Antón Corpas Corredactor de «Masala» y www.insurgente.org
Brutalidad
Cuando la Audiencia Nacional instruye o sentencia, no se frena en minucias como la coherencia entre las imputación y la carga de la prueba ni entre los hechos probados y las condenas
En su tribuna de la jornada de nochebuena, el historiador Antonio Elorza se refiere, entre otras cosas, a la «la brutal reacción nacionalista a la sentencia del macrojuicio [18/98], al alinearse con quienes ignoran lo que Ibarretxe y Urkullu saben perfectamente, esto es, que las organizaciones condenadas forman parte de ETA» («Bye, bye, Spain», «El País» 24/12/2007). Ocurre que, a estas alturas, es difícil saber qué significa formar parte de ETA o incluso qué es ETA; si una organización, una órbita, una galaxia, un espíritu o un estado del alma.
Lo mismo pasa con la brutalidad entre otros latiguillos al uso. Elorza califica de «brutal reacción» la discrepancia de los partidos nacionalistas ante la sentencia que ha condenado a 47 personas por su actividad política, social o periodística. Así leído, parece que los aludidos hayan replicado al tribunal rociando con gasolina y ordenando hacer una pira con el edificio de la calle García Gutiérrez; pero busco y busco y sólo doy con comunicados y ruedas de prensa. Y la verdad, cuesta entender que unas declaraciones en el vestíbulo de un hotel o una nota de agencias, puedan considerarse propias «de los animales por su violencia e irracionalidad», tal y como dicta el diccionario.
Es cierto que el uso lingüístico de Antonio Elorza es algo anecdótico, pero esa manera de calificar una declaración política con el mismo término que habría que emplear para describir una paliza o un bombardeo, es un perfecto ejemplo de cuál es el patrón habitual tanto en la profesión periodística como en la política o la judicatura, cuando se trata de hablar de la política vasca. Repasando tanto las hemerotecas como la jurisprudencia de los últimos años, brutales son hechos tan dispares como un coche bomba, un artículo, una rueda de prensa, la quema de un cajero, una manifestación, una declaración institucional, una reunión política o una candidatura electoral. Cualquiera de estos actos, dado el caso, pueden llegar a ser apología, colaboración o integración en banda armada, cuando no desobediencia, y por tanto objeto de imputación penal.

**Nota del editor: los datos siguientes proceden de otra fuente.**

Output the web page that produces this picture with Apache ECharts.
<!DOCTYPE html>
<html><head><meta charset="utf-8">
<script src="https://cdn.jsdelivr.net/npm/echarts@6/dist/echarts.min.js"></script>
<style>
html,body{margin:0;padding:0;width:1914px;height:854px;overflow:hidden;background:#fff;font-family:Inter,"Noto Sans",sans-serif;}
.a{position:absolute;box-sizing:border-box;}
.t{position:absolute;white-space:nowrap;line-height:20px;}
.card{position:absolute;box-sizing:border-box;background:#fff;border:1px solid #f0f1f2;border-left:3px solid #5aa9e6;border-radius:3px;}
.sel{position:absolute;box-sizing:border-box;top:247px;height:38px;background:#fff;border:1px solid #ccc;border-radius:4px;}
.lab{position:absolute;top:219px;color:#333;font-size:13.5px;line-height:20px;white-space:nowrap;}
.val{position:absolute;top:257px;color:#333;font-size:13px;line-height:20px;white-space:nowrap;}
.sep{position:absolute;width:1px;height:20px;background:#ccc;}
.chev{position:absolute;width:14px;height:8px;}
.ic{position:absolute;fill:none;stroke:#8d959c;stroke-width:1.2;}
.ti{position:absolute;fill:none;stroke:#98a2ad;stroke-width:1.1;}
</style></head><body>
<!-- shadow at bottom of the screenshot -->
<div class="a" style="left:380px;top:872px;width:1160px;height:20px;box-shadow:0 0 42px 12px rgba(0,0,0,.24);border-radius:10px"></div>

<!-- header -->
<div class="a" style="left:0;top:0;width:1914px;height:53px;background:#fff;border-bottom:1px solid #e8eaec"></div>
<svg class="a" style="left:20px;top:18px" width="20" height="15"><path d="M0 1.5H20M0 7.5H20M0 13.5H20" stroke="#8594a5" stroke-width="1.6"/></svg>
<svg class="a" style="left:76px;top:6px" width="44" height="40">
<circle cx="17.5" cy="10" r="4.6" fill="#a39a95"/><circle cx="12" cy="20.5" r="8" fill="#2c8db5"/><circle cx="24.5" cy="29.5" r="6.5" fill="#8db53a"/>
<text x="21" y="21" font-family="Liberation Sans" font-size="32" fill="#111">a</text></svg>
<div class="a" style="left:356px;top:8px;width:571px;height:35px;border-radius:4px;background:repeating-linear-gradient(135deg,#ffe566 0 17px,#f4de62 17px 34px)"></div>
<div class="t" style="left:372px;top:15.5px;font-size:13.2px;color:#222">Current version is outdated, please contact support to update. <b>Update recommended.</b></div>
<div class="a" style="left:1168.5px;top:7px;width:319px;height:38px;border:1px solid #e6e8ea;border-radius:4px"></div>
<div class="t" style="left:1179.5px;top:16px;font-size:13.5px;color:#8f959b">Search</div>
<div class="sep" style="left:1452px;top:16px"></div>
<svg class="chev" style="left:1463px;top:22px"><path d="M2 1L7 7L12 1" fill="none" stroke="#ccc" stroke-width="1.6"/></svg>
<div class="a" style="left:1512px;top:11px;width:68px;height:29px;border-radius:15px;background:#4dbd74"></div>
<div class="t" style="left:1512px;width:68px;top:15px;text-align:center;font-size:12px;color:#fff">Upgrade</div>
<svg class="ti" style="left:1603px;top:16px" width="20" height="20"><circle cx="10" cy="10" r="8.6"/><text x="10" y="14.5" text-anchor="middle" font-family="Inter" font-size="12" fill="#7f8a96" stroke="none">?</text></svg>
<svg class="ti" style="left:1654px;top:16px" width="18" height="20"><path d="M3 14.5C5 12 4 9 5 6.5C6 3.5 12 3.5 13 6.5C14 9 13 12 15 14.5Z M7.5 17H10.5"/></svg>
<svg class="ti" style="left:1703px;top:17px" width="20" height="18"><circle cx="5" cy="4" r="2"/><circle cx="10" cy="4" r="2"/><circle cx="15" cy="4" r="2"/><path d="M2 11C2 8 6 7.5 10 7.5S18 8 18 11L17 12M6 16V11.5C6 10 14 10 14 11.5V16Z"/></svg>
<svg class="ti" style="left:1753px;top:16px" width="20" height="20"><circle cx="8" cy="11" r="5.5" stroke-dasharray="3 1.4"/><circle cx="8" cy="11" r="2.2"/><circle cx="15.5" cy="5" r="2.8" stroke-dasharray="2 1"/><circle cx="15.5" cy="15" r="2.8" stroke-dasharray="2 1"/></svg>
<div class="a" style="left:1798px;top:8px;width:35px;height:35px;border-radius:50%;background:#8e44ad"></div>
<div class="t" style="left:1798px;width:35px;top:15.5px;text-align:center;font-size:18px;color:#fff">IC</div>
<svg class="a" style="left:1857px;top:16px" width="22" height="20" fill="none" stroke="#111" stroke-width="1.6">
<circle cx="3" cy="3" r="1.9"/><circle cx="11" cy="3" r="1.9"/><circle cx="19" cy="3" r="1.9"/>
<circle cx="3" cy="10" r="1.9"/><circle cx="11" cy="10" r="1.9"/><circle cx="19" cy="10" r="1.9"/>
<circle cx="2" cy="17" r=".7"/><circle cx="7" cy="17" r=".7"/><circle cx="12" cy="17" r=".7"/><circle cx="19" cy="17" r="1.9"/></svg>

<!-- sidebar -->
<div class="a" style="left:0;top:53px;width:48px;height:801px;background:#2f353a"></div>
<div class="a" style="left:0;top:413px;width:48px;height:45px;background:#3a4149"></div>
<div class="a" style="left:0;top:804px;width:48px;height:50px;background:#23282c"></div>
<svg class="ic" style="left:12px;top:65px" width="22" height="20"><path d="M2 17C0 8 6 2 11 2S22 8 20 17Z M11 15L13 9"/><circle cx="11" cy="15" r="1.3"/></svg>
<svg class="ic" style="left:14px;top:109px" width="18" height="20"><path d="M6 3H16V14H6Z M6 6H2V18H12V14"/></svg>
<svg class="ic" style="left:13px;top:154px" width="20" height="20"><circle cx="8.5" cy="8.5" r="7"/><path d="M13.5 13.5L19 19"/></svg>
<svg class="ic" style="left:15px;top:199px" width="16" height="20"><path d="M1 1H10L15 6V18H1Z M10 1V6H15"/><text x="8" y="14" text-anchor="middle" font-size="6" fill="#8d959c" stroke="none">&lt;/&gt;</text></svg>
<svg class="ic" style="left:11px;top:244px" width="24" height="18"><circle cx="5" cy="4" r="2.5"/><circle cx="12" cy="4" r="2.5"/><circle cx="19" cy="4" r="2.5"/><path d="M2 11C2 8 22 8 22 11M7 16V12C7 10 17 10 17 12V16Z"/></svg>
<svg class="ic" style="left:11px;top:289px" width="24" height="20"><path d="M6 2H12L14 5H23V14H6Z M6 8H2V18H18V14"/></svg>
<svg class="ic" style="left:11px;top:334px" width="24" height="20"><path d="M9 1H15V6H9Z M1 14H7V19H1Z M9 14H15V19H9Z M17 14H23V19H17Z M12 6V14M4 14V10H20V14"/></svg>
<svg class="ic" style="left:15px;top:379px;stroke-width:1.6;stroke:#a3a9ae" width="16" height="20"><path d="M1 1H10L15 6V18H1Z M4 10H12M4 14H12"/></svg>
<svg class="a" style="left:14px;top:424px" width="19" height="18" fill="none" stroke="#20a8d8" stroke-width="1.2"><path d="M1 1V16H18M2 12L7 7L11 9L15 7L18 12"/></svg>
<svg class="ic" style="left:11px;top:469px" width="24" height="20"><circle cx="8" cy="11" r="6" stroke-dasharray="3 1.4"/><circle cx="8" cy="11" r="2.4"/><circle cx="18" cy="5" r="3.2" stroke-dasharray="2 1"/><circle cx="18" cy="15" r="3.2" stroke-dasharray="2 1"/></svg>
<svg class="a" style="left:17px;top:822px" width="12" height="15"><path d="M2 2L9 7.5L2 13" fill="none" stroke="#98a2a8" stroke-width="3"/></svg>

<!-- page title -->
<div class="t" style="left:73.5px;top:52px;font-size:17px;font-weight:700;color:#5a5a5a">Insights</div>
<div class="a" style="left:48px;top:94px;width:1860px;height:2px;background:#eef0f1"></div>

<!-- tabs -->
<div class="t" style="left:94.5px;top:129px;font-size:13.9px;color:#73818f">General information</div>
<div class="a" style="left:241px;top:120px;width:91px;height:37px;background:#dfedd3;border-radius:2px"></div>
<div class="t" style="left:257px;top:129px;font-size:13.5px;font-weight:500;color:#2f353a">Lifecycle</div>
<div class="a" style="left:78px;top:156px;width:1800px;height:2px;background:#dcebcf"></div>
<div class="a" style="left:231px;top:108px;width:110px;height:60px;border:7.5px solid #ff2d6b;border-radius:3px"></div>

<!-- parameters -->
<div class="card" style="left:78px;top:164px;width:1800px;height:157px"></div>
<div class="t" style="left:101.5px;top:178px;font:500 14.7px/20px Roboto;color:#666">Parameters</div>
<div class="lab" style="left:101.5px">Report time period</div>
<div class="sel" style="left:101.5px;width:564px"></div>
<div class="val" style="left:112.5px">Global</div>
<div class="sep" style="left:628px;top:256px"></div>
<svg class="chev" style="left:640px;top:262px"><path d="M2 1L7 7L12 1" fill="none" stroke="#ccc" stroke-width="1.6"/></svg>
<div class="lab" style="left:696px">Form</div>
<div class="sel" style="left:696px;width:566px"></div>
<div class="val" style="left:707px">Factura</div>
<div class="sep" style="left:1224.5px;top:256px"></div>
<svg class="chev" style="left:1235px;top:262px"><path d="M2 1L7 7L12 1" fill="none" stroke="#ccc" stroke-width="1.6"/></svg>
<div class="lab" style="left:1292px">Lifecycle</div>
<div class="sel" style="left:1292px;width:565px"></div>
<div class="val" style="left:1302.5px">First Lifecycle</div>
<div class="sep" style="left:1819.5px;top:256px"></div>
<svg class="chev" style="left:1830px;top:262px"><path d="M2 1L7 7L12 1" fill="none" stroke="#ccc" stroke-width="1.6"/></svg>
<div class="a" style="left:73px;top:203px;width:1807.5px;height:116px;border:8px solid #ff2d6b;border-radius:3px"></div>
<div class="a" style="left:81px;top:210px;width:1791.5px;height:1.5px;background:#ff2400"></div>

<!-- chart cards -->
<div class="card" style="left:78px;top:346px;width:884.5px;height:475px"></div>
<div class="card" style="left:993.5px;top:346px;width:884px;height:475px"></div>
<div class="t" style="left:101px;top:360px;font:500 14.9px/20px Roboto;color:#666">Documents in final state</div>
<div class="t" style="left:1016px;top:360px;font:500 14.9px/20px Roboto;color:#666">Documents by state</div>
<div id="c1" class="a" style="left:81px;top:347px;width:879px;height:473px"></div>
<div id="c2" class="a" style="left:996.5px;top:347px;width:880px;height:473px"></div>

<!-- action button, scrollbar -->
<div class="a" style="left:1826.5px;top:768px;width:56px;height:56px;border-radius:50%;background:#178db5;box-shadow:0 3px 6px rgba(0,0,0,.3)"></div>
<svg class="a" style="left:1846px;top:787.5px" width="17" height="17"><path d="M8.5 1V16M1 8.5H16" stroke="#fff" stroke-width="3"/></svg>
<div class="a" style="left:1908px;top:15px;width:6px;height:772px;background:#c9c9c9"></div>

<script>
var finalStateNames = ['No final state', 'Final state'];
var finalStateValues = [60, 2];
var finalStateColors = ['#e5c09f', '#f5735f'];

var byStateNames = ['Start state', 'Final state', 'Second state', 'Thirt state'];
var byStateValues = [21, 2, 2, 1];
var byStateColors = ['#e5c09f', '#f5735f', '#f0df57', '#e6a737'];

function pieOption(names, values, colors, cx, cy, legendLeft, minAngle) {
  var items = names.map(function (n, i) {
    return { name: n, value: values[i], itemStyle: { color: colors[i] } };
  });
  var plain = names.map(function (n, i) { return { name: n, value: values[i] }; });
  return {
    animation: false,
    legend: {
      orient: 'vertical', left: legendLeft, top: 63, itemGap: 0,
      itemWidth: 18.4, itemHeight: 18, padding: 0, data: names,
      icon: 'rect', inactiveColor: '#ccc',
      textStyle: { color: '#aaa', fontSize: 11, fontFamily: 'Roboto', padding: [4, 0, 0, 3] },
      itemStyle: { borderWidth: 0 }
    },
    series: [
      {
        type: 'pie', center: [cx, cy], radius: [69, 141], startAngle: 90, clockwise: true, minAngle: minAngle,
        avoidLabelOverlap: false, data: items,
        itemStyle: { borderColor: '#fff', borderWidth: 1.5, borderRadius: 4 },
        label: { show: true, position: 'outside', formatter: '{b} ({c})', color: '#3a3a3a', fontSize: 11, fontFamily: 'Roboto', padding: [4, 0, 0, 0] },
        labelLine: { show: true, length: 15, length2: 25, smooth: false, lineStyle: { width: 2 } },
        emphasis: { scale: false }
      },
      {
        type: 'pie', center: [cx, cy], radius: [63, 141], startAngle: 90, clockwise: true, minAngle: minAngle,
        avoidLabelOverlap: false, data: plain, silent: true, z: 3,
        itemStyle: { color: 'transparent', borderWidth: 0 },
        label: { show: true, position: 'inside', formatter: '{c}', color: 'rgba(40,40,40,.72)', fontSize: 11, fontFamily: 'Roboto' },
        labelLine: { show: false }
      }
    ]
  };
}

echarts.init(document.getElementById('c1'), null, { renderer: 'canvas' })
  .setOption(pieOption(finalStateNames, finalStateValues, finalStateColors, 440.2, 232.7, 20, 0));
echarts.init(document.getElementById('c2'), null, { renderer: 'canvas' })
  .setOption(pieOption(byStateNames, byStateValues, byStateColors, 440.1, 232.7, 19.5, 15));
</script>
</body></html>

De esta manera, hoy dirigir un periódico o escribir en él, promover la desobediencia civil o formar parte de un partido político, pueden conllevar condenas similares o mayores a las que se ejecutan en caso de violación (de 6 a 12 años), homicidio imprudente (de 1 a 6 años), asesinato (de 10 a 25 años) o torturas (de 6 meses a 5 años). Cuatro botones de muestra son suficientes: José Luis Elkoro ha sido sentenciado a una pena equivalente a la que merece un asesino; Sabino Ormazabal a tres años más de los que pueden caerle a un homicida al volante; Elena Beloki a un año más de el máximo de doce que el Código Penal establece para un violador; y Ane Lizarralde a cinco años más de los que la ley establece como la pena más alta para un torturador.
Igual que al tal Antonio Elorza le importa un rábano el significado de la palabra «brutal», y si le place la empleará para describir el vuelo de un elefante rosa mientras le paguen por ello, cuando la Audiencia Nacional instruye o sentencia, no se frena en minucias como la coherencia entre las imputación y la carga de la prueba ni entre los hechos probados y las condenas. Están convencidos, y con ellos una amplísima mayoría social, de que para que no se coloquen coches bomba o para que no se asesinen policías o políticos, ha de imponerse la misma pena al que porta un DNI vasco que al que coloca una bomba lapa, al que colabora con un comando que al que hace política parlamentaria, o al que escribe en un periódico que al que dispara a matar.
En «El Extranjero» de Albert Camús, un pied noir que ha cometido el estúpido asesinato de un árabe, describe un juicio en el que no se juzga el suceso sino el alma del criminal. El veredicto del tribunal depende de ciertos detalles; si lloró o no ante el féretro de su propia madre o si aceptó una taza de café en un momento tan solemne son gestos íntimos que determinan si el acusado es humano o un monstruo, y que se convierten en la clave del fallo judicial. A lo largo de la vista, el homicidio, sus características y su gravedad pierden importancia, y la materia no es otra que la maldad del sujeto.
Es la misma fiebre en la que viven desde hace una década una mayoría de jueces, periodistas o políticos. No están aplicando la ley, ni siquiera están luchando contra el terrorismo; están en una batalla contra «el mal» que, como siempre, puede encontrarse en cualquier sitio, en cualquier persona que no actúe según sus dictados morales o políticos que, por otra parte, son bastante inconsecuentes y dramáticamente caprichosos.